Sunday is a milestone for the show that taught America to dance. It was 50 years ago that American Bandstand changed the way a generation listened to music.
On Aug. 5, 1957, "American Bandstand" brought rock 'n' roll into American living rooms across the country, led by eternal teenager Dick Clark.
For decades, the show brought in big acts like Chubby Checker as millions of teens emulated what they saw on television.
"'American Bandstand' set the bar for what kids listened to, how they danced, how they dressed," said Matt Roush, senior television critic for TV Guide.
Some of the original dancers recently took another spin for the show's 50th anniversary. And they were joined by such icons as Chubby Checker, still twisting away, and Connie Francis.

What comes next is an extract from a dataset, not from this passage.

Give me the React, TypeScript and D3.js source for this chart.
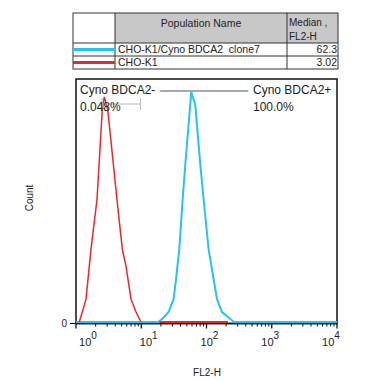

"At 3:30 in the afternoon, there were no children in the street nowhere in America. They were sitting at home watching 'American Bandstand,'" Chubby Checker said.

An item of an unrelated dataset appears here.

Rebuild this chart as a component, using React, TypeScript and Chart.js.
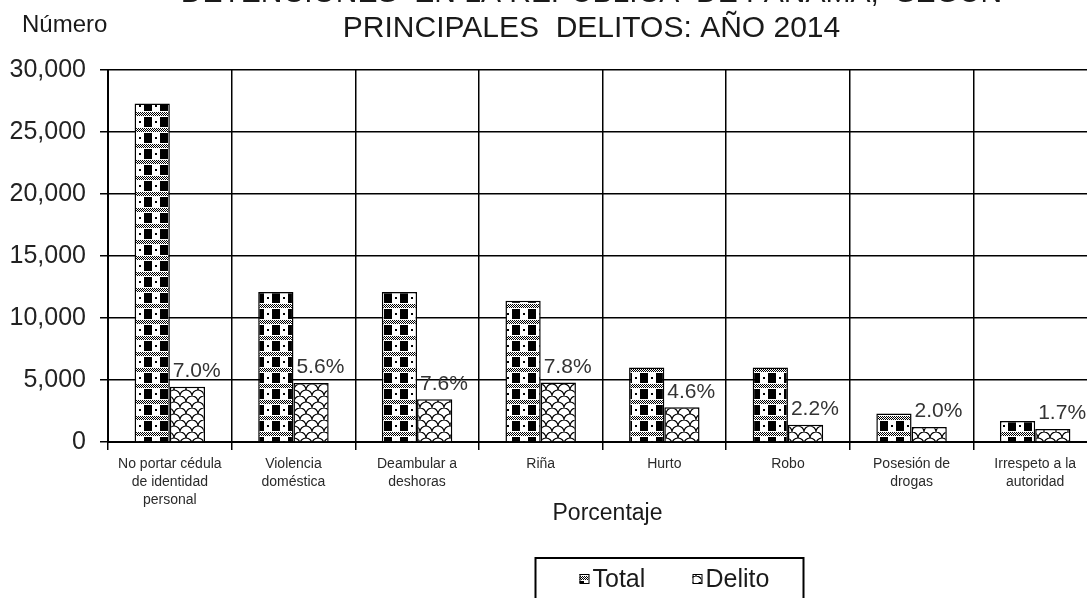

"American Bandstand" was so popular, it was estimated that a single appearance on the show by a big artist could lead to next-day sales of 20,000 to 40,000 thousand records.

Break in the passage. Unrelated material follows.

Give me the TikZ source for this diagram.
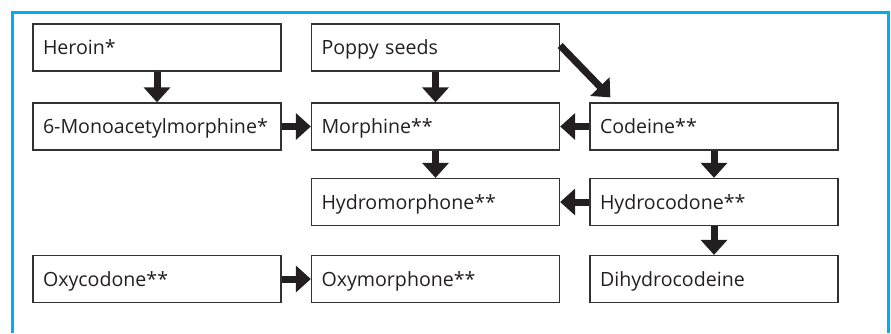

Even today the show is influencing pop culture and changing people's lives.
Today, "American Bandstand's" legacy lives on in shows like "American Idol."
"'American Idol' is the hottest show on television. Ryan Seacrest is like the new Dick Clark, once again bringing music to America through television.
"American Bandstand may not be on the air, but it's in our hearts forever," Roush said.